# Problem
Copy all of the material exactly. Pictures are not to appear in the copy.

# Source excerpt

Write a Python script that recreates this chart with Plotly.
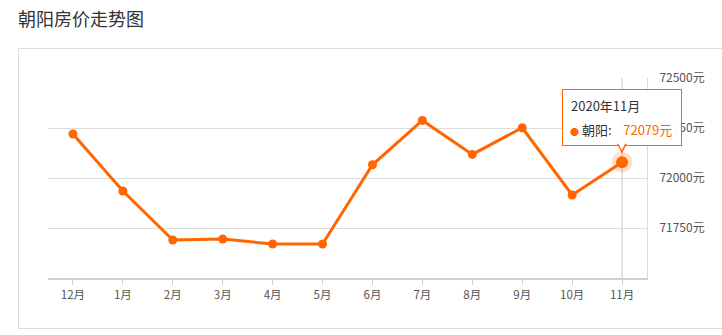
import plotly.graph_objects as go

months = ["12月", "1月", "2月", "3月", "4月", "5月", "6月", "7月", "8月", "9月", "10月", "11月"]
prices = [72220, 71935, 71690, 71695, 71670, 71670, 72066, 72288, 72118, 72251, 71915, 72079]
y_ticks = [71750, 72000, 72250, 72500]
y_tick_text = [f"{v}元" for v in y_ticks]
tooltip_title = "2020年11月"
series_name = "朝阳"

W, H = 722, 335
L, R, T, B = 48, 75, 78, 57
PW, PH = W - L - R, H - T - B
ORANGE = "#ff6600"
FONT = "Noto Sans CJK SC"

def px_x(p):
    return (p - L) / PW

def px_y(p):
    return 1 - (p - T) / PH

fig = go.Figure()
fig.add_trace(go.Scatter(
    x=months, y=prices, mode="lines+markers",
    line=dict(color=ORANGE, width=3),
    marker=dict(color=ORANGE, size=9),
    hoverinfo="skip", showlegend=False,
))
# hovered point halo
fig.add_trace(go.Scatter(
    x=[months[-1]], y=[prices[-1]], mode="markers",
    marker=dict(color="rgba(255,102,0,0.2)", size=21),
    hoverinfo="skip", showlegend=False,
))
fig.add_trace(go.Scatter(
    x=[months[-1]], y=[prices[-1]], mode="markers",
    marker=dict(color=ORANGE, size=12),
    hoverinfo="skip", showlegend=False,
))

shapes = [
    # card border
    dict(type="rect", xref="paper", yref="paper",
         x0=px_x(18.5), x1=px_x(740), y0=px_y(48.5), y1=px_y(328.5),
         line=dict(color="#dcdcdc", width=1), fillcolor="rgba(0,0,0,0)", layer="below"),
    # hover guide line
    dict(type="line", xref="x", yref="paper", x0=months[-1], x1=months[-1], y0=0, y1=1,
         line=dict(color="#c8c8c8", width=1), layer="below"),
]

# tooltip
box_w, box_h = 118, 55
gap = 16
annotations = [
    dict(x=months[-1], y=prices[-1], xref="x", yref="y", text=" ", showarrow=False,
         width=box_w, height=box_h, yanchor="bottom", xanchor="center", yshift=gap,
         bgcolor="rgba(255,255,255,0.95)", bordercolor=ORANGE, borderwidth=1, borderpad=0),
    # notch (outline + white fill)
    dict(x=months[-1], y=prices[-1], xref="x", yref="y", text="▼", showarrow=False,
         xanchor="center", yanchor="middle", yshift=gap - 1,
         font=dict(family="DejaVu Sans", size=13, color=ORANGE)),
    dict(x=months[-1], y=prices[-1], xref="x", yref="y", text="▼", showarrow=False,
         xanchor="center", yanchor="middle", yshift=gap + 1,
         font=dict(family="DejaVu Sans", size=10, color="white")),
    dict(x=months[-1], y=prices[-1], xref="x", yref="y", text=tooltip_title, showarrow=False,
         xanchor="left", yanchor="middle", xshift=-53, yshift=57,
         font=dict(family=FONT, size=13, color="#333")),
    dict(x=months[-1], y=prices[-1], xref="x", yref="y",
         text=f"<span style='color:{ORANGE};font-size:9px'>●</span> {series_name}:    <span style='color:{ORANGE}'>{prices[-1]}元</span>",
         showarrow=False, xanchor="left", yanchor="middle", xshift=-54, yshift=33,
         font=dict(family=FONT, size=13, color="#333")),
]

fig.update_layout(
    width=W, height=H,
    margin=dict(l=L, r=R, t=T, b=B),
    paper_bgcolor="white", plot_bgcolor="white",
    shapes=shapes, annotations=annotations,
    title=dict(text="朝阳房价走势图", x=18 / W, xref="container", xanchor="left",
               y=1 - 20 / H, yref="container", yanchor="middle",
               font=dict(family=FONT, size=18, color="#333")),
    font=dict(family=FONT, size=12, color="#555"),
    xaxis=dict(
        type="category", range=[-0.5, len(months) - 0.5],
        showgrid=False, showline=True, linecolor="#cfcfcf", linewidth=2,
        ticks="outside", ticklen=5, tickcolor="#cfcfcf", tickwidth=1,
        tickfont=dict(family=FONT, size=11.5, color="#555"), zeroline=False,
        fixedrange=True,
    ),
    yaxis=dict(
        side="right", range=[71500, 72500],
        tickvals=y_ticks, ticktext=y_tick_text,
        showgrid=True, gridcolor="#dddddd", gridwidth=1,
        showline=True, linecolor="#dddddd", linewidth=1,
        ticks="", ticklabelstandoff=9, zeroline=False,
        tickfont=dict(family=FONT, size=12, color="#555"),
        fixedrange=True,
    ),
)

fig.write_html("out.html", config={"displayModeBar": False})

# Expected answer
Write a Python script that recreates this chart with Plotly.
import plotly.graph_objects as go

months = ["12月", "1月", "2月", "3月", "4月", "5月", "6月", "7月", "8月", "9月", "10月", "11月"]
prices = [72220, 71935, 71690, 71695, 71670, 71670, 72066, 72288, 72118, 72251, 71915, 72079]
y_ticks = [71750, 72000, 72250, 72500]
y_tick_text = [f"{v}元" for v in y_ticks]
tooltip_title = "2020年11月"
series_name = "朝阳"

W, H = 722, 335
L, R, T, B = 48, 75, 78, 57
PW, PH = W - L - R, H - T - B
ORANGE = "#ff6600"
FONT = "Noto Sans CJK SC"

def px_x(p):
    return (p - L) / PW

def px_y(p):
    return 1 - (p - T) / PH

fig = go.Figure()
fig.add_trace(go.Scatter(
    x=months, y=prices, mode="lines+markers",
    line=dict(color=ORANGE, width=3),
    marker=dict(color=ORANGE, size=9),
    hoverinfo="skip", showlegend=False,
))
# hovered point halo
fig.add_trace(go.Scatter(
    x=[months[-1]], y=[prices[-1]], mode="markers",
    marker=dict(color="rgba(255,102,0,0.2)", size=21),
    hoverinfo="skip", showlegend=False,
))
fig.add_trace(go.Scatter(
    x=[months[-1]], y=[prices[-1]], mode="markers",
    marker=dict(color=ORANGE, size=12),
    hoverinfo="skip", showlegend=False,
))

shapes = [
    # card border
    dict(type="rect", xref="paper", yref="paper",
         x0=px_x(18.5), x1=px_x(740), y0=px_y(48.5), y1=px_y(328.5),
         line=dict(color="#dcdcdc", width=1), fillcolor="rgba(0,0,0,0)", layer="below"),
    # hover guide line
    dict(type="line", xref="x", yref="paper", x0=months[-1], x1=months[-1], y0=0, y1=1,
         line=dict(color="#c8c8c8", width=1), layer="below"),
]

# tooltip
box_w, box_h = 118, 55
gap = 16
annotations = [
    dict(x=months[-1], y=prices[-1], xref="x", yref="y", text=" ", showarrow=False,
         width=box_w, height=box_h, yanchor="bottom", xanchor="center", yshift=gap,
         bgcolor="rgba(255,255,255,0.95)", bordercolor=ORANGE, borderwidth=1, borderpad=0),
    # notch (outline + white fill)
    dict(x=months[-1], y=prices[-1], xref="x", yref="y", text="▼", showarrow=False,
         xanchor="center", yanchor="middle", yshift=gap - 1,
         font=dict(family="DejaVu Sans", size=13, color=ORANGE)),
    dict(x=months[-1], y=prices[-1], xref="x", yref="y", text="▼", showarrow=False,
         xanchor="center", yanchor="middle", yshift=gap + 1,
         font=dict(family="DejaVu Sans", size=10, color="white")),
    dict(x=months[-1], y=prices[-1], xref="x", yref="y", text=tooltip_title, showarrow=False,
         xanchor="left", yanchor="middle", xshift=-53, yshift=57,
         font=dict(family=FONT, size=13, color="#333")),
    dict(x=months[-1], y=prices[-1], xref="x", yref="y",
         text=f"<span style='color:{ORANGE};font-size:9px'>●</span> {series_name}:    <span style='color:{ORANGE}'>{prices[-1]}元</span>",
         showarrow=False, xanchor="left", yanchor="middle", xshift=-54, yshift=33,
         font=dict(family=FONT, size=13, color="#333")),
]

fig.update_layout(
    width=W, height=H,
    margin=dict(l=L, r=R, t=T, b=B),
    paper_bgcolor="white", plot_bgcolor="white",
    shapes=shapes, annotations=annotations,
    title=dict(text="朝阳房价走势图", x=18 / W, xref="container", xanchor="left",
               y=1 - 20 / H, yref="container", yanchor="middle",
               font=dict(family=FONT, size=18, color="#333")),
    font=dict(family=FONT, size=12, color="#555"),
    xaxis=dict(
        type="category", range=[-0.5, len(months) - 0.5],
        showgrid=False, showline=True, linecolor="#cfcfcf", linewidth=2,
        ticks="outside", ticklen=5, tickcolor="#cfcfcf", tickwidth=1,
        tickfont=dict(family=FONT, size=11.5, color="#555"), zeroline=False,
        fixedrange=True,
    ),
    yaxis=dict(
        side="right", range=[71500, 72500],
        tickvals=y_ticks, ticktext=y_tick_text,
        showgrid=True, gridcolor="#dddddd", gridwidth=1,
        showline=True, linecolor="#dddddd", linewidth=1,
        ticks="", ticklabelstandoff=9, zeroline=False,
        tickfont=dict(family=FONT, size=12, color="#555"),
        fixedrange=True,
    ),
)

fig.write_html("out.html", config={"displayModeBar": False})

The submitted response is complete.